Rabu, 14 September 2011

Tahu Saat Berhenti (1)

Orang tua kita dulu sering menasehati untuk berhenti makan sebelum kenyang. Ini sebetulnya nasihat penting yang bisa berlaku untuk banyak hal. Kita tahu ada orang yang begitu sulit untuk menghentikan kecanduannya pada rokok, kopi atau obat-obatan, meskipun tahu hal itu merusak kesehatannya. Ada pakar manajemen yang baru-baru ini mengutip slogan sebuah merek furniture: “Sudah Duduk, Lupa Berdiri”, untuk menggambarkan orang yang kecanduan pada kekuasaan. Hal ini memang kita lihat menggejala pada para penguasa, yang belum-belum sudah memikirkan bagaimana melanjutkan tampuk kekuasaannya untuk periode yang akan datang, daripada memikirkan kepentingan kelompok atau bangsa yang lebih luas dan mulia. Kecanduan didahului dengan gejala tidak mampunya seseorang untuk berhenti sejenak, mengevaluasi, menentukan arah kembali dan menetapkan langkahnya.

Kemampuan untuk “berhenti” erat kaitannya dengan kekuatan mengontrol dan mawas diri. Sebelum sebuah situasi mencapai klimaks, menurun atau menjadi destruktif, setiap orang perlu memikirkan cara untuk menghentikan prosesnya.

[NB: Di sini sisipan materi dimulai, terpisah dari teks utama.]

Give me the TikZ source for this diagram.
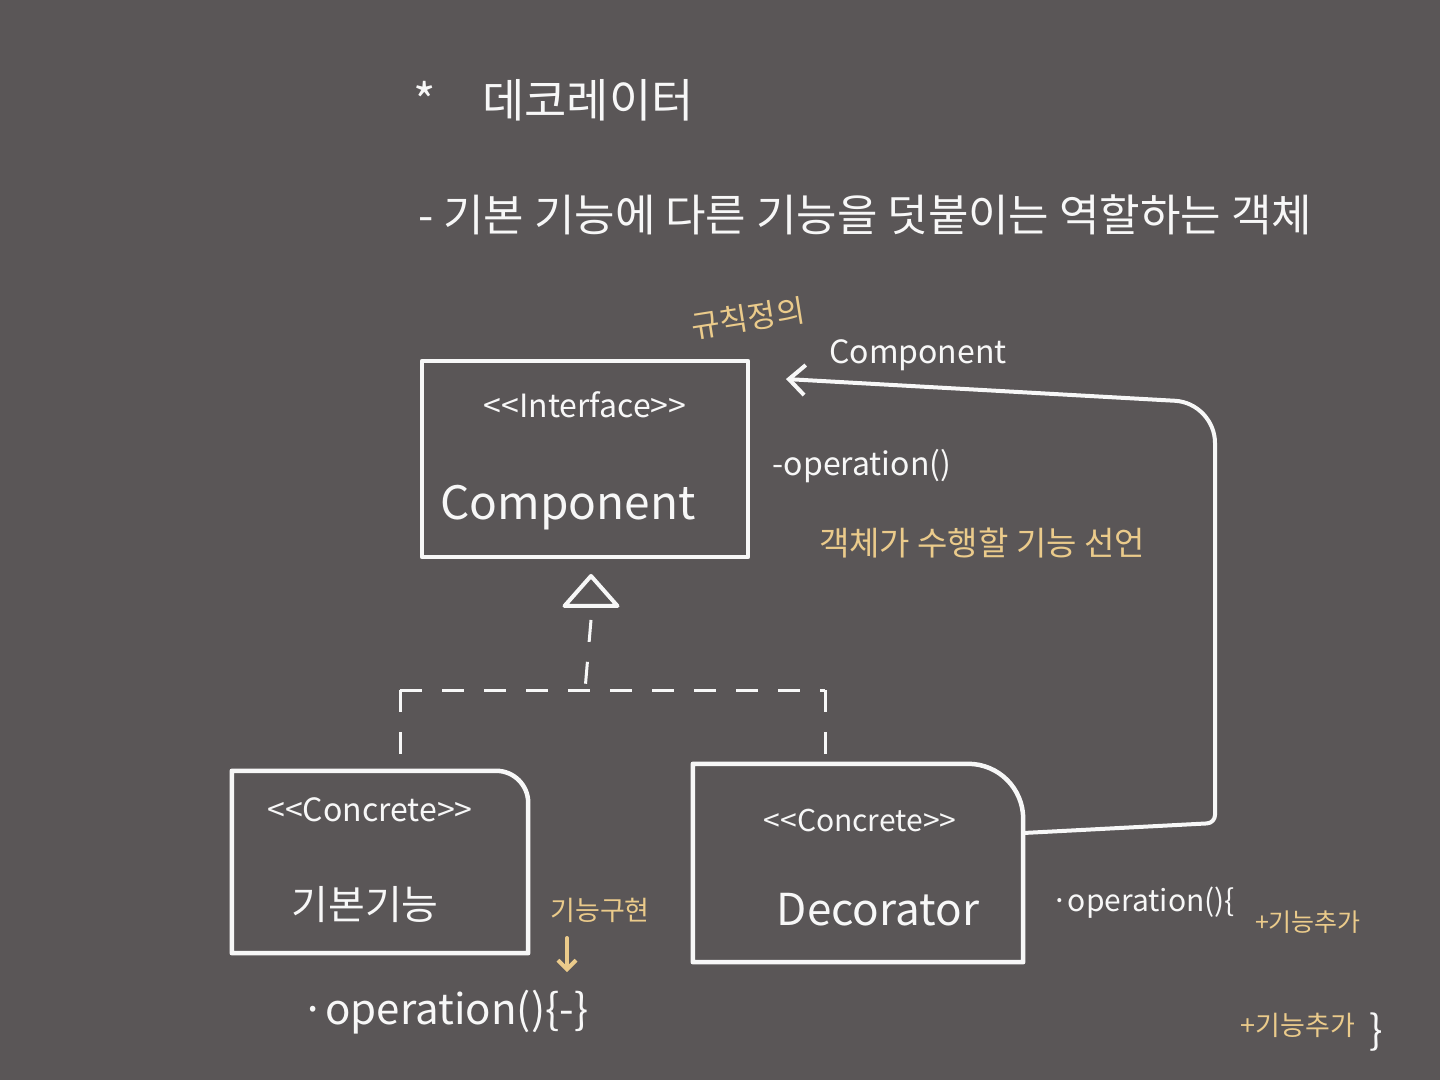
\documentclass[tikz,border=0pt]{standalone}
\usepackage{fontspec}
\setmainfont{Noto Sans CJK KR}[Ligatures=ResetAll]
\usetikzlibrary{arrows.meta,shapes.geometric}
\definecolor{bg}{HTML}{5A5657}
\definecolor{chalk}{HTML}{F7F7F7}
\definecolor{ochre}{HTML}{EBCB8B}
\tikzset{
  wtext/.style={text=chalk, inner sep=0pt},
  ytext/.style={text=ochre, inner sep=0pt},
  pen/.style={draw=chalk, line width=4.5pt, line join=round, line cap=round},
  dashpen/.style={draw=chalk, line width=3pt, dash pattern=on 22pt off 20pt},
  fs/.style={font=\fontsize{#1}{#1}\selectfont}
}
\begin{document}
\begin{tikzpicture}[x=1pt,y=-1pt]
\fill[bg] (0,0) rectangle (1440,1080);
\useasboundingbox (0,0) rectangle (1440,1080);

% titles
\node[wtext, fs=48] (star) at (425,100) {*};
\node[wtext, fs=46] (title) at (588,100) {데코레이터};
\node[wtext, fs=44, anchor=west] (sub) at (418,215) {- 기본 기능에 다른 기능을 덧붙이는 역할하는 객체};

% interface box
\node[pen, minimum width=326pt, minimum height=196pt, inner sep=0pt] (iface) at (585,459) {};
\node[wtext, fs=32] (iftag) at (585,405) {<{}<Interface>{}>};
\node[wtext, fs=46] (ifname) at (568,508) {Component};
\node[ytext, fs=31, rotate=9] (rule) at (748,318) {규칙정의};
\node[wtext, fs=32] (op1) at (862,466) {-operation()};
\node[ytext, fs=33] (decl) at (982,543) {객체가 수행할 기능 선언};

% triangle
\node[pen, line width=4pt, isosceles triangle, isosceles triangle stretches, shape border rotate=90,
      minimum width=53pt, minimum height=30pt, inner sep=0pt] (tri) at (591,594) {};

% concrete boxes (anchor nodes)
\node[minimum width=296pt, minimum height=182pt, inner sep=0pt] (base) at (380,862) {};
\node[minimum width=330pt, minimum height=198pt, inner sep=0pt] (deco) at (858,863) {};
\draw[pen] (base.north west) -- (base.south west) -- (base.south east)
  [rounded corners=32pt] -- (base.north east) -- (base.north west);
\draw[pen] (deco.north west) -- (deco.south west) -- (deco.south east)
  [rounded corners=55pt] -- (deco.north east) -- (deco.north west);

\node[wtext, fs=32] (ctag1) at (370,810) {<{}<Concrete>{}>};
\node[wtext, fs=40] (bname) at (365,905) {기본기능};
\node[wtext, fs=30] (ctag2) at (860,820) {<{}<Concrete>{}>};
\node[wtext, fs=44] (dname) at (878,910) {Decorator};

% realization dashed lines
\coordinate (jm) at (585,690);
\coordinate (jl) at (400,690);
\coordinate (jr) at (825,690);
\draw[dashpen] (tri.south) ++(0,12) -- (jm);
\draw[dashpen] (jl) -- (jr);
\draw[dashpen, shorten >=14pt] (jl) -- (jl |- base.north);
\draw[dashpen, shorten >=8pt] (jr) -- (jr |- deco.north);

% aggregation arrow decorator -> component
\coordinate (c1) at (1215,823);
\coordinate (c2) at (1215,403);
\coordinate (aend) at (786,379);
\draw[pen, line width=4pt, -{Straight Barb[length=16pt,width=30pt,line width=4pt]}]
  ([yshift=30pt]deco.east) [rounded corners=8pt] -- (c1) [rounded corners=40pt] -- (c2) -- (aend);
\node[wtext, fs=32] (clabel) at (918,355) {Component};

% left operation
\node[ytext, fs=27] (impl) at (600,910) {기능구현};
\coordinate (ia) at (567,938);
\coordinate (ib) at (567,972);
\draw[draw=ochre, line width=4pt, line cap=round, -{Straight Barb[length=9pt,width=18pt,line width=4pt]}] (ia) -- (ib);
\node[wtext, fs=42] (op2) at (445,1012) {·operation()\{-\}};

% right operation
\node[wtext, fs=30] (op3) at (1143,903) {·operation()\{};
\node[ytext, fs=25] (add1) at (1308,922) {+기능추가};
\node[ytext, fs=27] (add2) at (1298,1025) {+기능추가};
\node[wtext, fs=40] (close) at (1376,1032) {\}};
\end{tikzpicture}
\end{document}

Mesin yang dipacu terus-terusan tanpa henti akan meledak dan lebih cepat rusak ketimbang yang secara teratur menjadualkan berhenti untuk maintenance. Kita perlu waspada kapan harus menghentikan gaya hidup tidak sehat sebelum menyesali diri saat mengetahui penyakit yang mematikan tahu-tahu sudah mengerogoti. Orang perlu tahu kapan saatnya berhenti memarahi orang yang jelas-jelas salah, sebelum kemarahannya jadi merusak hubungan, bahkan menghancurkan esteem dan kepercayaan diri yang bersangkutan. Kita sendiri pun rasanya perlu mawas diri dan mengecek kapan kita merasa “cukup” dengan kekuasaan dan uang yang kita kejar.